### DATA EXTRACT
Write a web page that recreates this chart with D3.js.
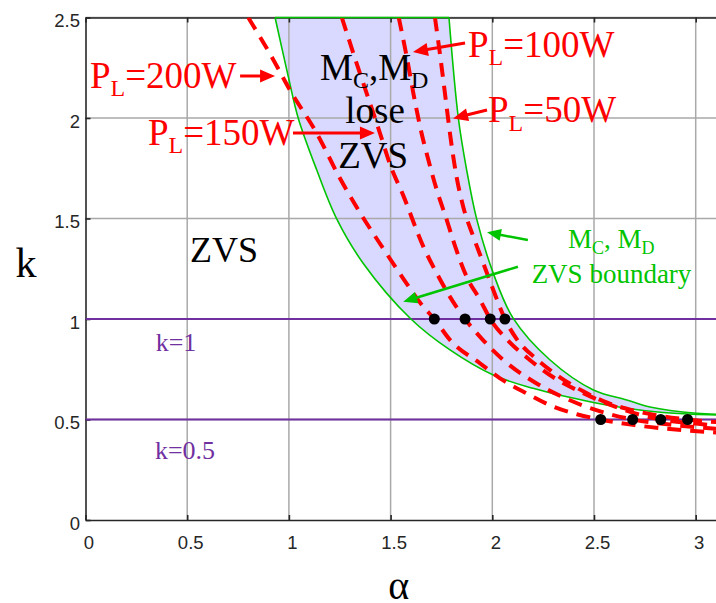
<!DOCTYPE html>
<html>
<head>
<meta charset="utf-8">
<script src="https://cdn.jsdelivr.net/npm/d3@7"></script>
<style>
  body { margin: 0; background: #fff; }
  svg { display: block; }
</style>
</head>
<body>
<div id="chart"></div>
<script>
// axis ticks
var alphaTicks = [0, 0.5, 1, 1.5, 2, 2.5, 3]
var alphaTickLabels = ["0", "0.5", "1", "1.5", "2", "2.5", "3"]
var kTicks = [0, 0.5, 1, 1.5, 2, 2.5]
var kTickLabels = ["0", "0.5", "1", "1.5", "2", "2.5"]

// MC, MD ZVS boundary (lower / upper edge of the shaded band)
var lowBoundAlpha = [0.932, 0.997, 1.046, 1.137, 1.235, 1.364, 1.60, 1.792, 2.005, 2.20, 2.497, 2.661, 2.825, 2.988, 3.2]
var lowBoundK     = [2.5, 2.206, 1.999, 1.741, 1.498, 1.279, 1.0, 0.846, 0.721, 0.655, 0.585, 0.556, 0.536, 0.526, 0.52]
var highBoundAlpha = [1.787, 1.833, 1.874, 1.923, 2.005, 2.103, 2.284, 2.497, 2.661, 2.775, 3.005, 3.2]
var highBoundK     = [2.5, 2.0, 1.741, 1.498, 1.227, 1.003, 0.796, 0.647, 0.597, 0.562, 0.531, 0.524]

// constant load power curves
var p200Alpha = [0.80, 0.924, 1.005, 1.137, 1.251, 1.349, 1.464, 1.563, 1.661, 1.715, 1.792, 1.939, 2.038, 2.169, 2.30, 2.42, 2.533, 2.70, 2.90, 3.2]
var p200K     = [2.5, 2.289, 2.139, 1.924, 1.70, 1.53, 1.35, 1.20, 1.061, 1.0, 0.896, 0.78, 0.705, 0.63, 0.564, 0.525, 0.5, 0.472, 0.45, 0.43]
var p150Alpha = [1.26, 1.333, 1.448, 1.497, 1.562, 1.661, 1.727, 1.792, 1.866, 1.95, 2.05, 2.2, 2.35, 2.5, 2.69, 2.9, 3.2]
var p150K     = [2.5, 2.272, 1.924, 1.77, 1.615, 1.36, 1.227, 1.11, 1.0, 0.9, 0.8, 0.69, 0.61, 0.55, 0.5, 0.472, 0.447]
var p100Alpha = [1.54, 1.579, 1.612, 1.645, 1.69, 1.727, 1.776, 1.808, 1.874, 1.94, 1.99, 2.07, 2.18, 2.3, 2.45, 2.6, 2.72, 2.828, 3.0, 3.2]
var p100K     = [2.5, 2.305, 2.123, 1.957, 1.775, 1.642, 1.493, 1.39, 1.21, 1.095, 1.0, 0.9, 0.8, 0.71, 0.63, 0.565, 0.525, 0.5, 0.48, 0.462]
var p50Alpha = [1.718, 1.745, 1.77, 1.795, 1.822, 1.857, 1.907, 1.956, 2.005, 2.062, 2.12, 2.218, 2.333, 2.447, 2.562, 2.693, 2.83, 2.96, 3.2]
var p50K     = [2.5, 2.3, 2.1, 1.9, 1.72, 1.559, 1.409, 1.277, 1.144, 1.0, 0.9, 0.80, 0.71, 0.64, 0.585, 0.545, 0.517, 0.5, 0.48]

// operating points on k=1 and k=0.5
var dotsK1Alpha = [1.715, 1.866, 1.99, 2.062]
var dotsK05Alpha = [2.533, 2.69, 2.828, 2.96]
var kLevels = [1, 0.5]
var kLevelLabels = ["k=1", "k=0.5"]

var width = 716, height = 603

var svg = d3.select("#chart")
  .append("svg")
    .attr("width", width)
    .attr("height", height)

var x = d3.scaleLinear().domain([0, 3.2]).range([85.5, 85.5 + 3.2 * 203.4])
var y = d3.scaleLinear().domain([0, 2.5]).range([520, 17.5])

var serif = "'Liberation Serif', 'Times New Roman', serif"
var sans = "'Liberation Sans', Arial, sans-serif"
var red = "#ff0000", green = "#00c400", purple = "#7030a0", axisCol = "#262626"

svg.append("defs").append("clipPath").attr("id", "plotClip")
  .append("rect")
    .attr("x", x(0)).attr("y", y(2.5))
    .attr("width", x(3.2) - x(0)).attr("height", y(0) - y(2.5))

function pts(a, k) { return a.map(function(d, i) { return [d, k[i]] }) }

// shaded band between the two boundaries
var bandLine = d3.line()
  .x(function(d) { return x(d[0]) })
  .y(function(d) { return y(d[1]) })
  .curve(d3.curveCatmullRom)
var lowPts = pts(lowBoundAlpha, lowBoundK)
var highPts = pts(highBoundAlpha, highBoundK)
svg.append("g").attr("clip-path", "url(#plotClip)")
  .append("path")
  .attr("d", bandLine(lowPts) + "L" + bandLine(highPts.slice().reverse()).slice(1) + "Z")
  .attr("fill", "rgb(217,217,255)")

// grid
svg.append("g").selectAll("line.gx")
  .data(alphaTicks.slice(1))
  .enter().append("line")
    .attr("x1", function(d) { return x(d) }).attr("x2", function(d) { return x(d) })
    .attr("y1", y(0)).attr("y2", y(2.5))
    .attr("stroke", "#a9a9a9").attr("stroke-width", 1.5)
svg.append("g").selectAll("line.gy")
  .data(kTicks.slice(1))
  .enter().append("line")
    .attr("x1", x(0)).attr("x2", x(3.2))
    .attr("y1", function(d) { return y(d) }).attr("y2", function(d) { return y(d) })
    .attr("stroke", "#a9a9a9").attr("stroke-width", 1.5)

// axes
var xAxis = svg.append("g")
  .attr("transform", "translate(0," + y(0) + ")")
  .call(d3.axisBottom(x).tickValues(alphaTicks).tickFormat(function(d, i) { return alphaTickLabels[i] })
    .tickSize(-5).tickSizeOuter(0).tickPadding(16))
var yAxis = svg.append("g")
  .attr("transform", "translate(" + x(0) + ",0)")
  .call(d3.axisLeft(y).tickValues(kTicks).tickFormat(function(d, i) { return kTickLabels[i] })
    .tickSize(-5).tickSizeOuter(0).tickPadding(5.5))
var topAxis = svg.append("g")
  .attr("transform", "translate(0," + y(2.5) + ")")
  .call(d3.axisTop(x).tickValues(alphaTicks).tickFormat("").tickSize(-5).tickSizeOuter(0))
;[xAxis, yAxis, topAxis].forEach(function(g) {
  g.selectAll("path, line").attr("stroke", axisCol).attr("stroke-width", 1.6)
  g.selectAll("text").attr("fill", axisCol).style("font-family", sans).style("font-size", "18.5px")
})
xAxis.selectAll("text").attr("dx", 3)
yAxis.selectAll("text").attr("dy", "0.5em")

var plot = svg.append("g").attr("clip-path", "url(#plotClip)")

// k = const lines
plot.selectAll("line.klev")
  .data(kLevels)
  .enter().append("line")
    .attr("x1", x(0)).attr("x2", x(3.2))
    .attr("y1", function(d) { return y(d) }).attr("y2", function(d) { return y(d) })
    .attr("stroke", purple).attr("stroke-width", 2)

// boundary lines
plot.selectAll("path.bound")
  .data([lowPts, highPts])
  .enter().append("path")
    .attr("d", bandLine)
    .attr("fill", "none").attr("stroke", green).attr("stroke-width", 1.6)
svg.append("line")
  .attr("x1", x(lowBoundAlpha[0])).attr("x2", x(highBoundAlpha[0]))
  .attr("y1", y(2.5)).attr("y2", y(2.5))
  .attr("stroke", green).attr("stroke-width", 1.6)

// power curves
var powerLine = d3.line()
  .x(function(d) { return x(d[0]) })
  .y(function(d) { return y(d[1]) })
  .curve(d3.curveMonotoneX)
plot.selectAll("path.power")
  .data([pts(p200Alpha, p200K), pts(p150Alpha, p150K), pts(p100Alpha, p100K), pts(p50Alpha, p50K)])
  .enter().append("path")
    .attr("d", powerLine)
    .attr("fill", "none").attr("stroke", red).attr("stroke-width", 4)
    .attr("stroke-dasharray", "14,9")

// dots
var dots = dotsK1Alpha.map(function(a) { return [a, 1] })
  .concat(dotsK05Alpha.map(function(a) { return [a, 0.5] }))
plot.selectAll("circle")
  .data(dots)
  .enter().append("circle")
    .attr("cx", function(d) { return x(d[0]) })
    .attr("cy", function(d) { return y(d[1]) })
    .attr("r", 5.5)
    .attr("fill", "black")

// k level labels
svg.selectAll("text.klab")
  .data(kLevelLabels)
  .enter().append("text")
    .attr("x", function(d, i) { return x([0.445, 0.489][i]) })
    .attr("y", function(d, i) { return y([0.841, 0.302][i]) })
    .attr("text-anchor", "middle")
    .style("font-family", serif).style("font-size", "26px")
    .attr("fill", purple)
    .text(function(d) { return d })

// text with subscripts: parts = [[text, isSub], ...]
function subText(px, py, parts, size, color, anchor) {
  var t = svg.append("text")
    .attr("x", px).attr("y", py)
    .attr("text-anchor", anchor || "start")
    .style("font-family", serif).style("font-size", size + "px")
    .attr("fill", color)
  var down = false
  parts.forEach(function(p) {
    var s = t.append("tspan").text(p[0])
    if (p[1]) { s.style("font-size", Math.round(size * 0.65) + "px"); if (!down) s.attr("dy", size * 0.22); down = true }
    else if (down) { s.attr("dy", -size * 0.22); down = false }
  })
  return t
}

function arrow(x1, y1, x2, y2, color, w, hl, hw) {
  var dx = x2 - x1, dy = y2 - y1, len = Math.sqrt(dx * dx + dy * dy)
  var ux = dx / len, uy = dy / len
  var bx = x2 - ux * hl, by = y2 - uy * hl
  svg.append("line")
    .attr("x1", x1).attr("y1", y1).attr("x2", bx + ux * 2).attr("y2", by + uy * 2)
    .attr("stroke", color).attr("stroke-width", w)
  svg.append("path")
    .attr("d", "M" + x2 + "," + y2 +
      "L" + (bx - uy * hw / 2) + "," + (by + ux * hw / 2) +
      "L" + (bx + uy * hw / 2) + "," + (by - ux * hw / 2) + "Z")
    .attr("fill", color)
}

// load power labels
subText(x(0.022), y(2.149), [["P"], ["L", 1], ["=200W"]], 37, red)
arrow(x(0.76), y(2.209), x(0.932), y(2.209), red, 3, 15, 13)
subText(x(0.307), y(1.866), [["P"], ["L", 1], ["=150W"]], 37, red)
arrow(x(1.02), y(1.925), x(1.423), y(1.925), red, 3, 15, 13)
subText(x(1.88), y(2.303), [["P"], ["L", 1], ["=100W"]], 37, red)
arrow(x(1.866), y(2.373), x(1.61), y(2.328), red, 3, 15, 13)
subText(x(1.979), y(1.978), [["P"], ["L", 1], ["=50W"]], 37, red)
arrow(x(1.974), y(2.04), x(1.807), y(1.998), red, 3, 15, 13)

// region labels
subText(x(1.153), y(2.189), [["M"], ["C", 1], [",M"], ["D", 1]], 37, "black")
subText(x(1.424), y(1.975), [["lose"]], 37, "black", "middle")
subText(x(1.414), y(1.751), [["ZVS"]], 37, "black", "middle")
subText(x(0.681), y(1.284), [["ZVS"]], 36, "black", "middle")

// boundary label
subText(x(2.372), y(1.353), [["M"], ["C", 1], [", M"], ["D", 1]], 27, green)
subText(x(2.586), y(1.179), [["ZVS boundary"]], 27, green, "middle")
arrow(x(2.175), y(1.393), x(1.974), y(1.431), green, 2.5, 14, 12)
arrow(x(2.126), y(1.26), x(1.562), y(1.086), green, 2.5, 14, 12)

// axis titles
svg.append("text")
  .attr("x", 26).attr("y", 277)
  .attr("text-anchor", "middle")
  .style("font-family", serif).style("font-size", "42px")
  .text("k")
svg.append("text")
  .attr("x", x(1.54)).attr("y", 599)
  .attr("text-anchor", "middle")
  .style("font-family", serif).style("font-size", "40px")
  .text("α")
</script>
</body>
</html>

### INSTRUCTIONS FOR THE TASK
Without the pictures, please reproduce each line of the listing above exactly, from the first one through the line bearing "0.562, 0.531, 0.524]".

### COMPLETE RESPONSE
Write a web page that recreates this chart with D3.js.
<!DOCTYPE html>
<html>
<head>
<meta charset="utf-8">
<script src="https://cdn.jsdelivr.net/npm/d3@7"></script>
<style>
  body { margin: 0; background: #fff; }
  svg { display: block; }
</style>
</head>
<body>
<div id="chart"></div>
<script>
// axis ticks
var alphaTicks = [0, 0.5, 1, 1.5, 2, 2.5, 3]
var alphaTickLabels = ["0", "0.5", "1", "1.5", "2", "2.5", "3"]
var kTicks = [0, 0.5, 1, 1.5, 2, 2.5]
var kTickLabels = ["0", "0.5", "1", "1.5", "2", "2.5"]

// MC, MD ZVS boundary (lower / upper edge of the shaded band)
var lowBoundAlpha = [0.932, 0.997, 1.046, 1.137, 1.235, 1.364, 1.60, 1.792, 2.005, 2.20, 2.497, 2.661, 2.825, 2.988, 3.2]
var lowBoundK     = [2.5, 2.206, 1.999, 1.741, 1.498, 1.279, 1.0, 0.846, 0.721, 0.655, 0.585, 0.556, 0.536, 0.526, 0.52]
var highBoundAlpha = [1.787, 1.833, 1.874, 1.923, 2.005, 2.103, 2.284, 2.497, 2.661, 2.775, 3.005, 3.2]
var highBoundK     = [2.5, 2.0, 1.741, 1.498, 1.227, 1.003, 0.796, 0.647, 0.597, 0.562, 0.531, 0.524]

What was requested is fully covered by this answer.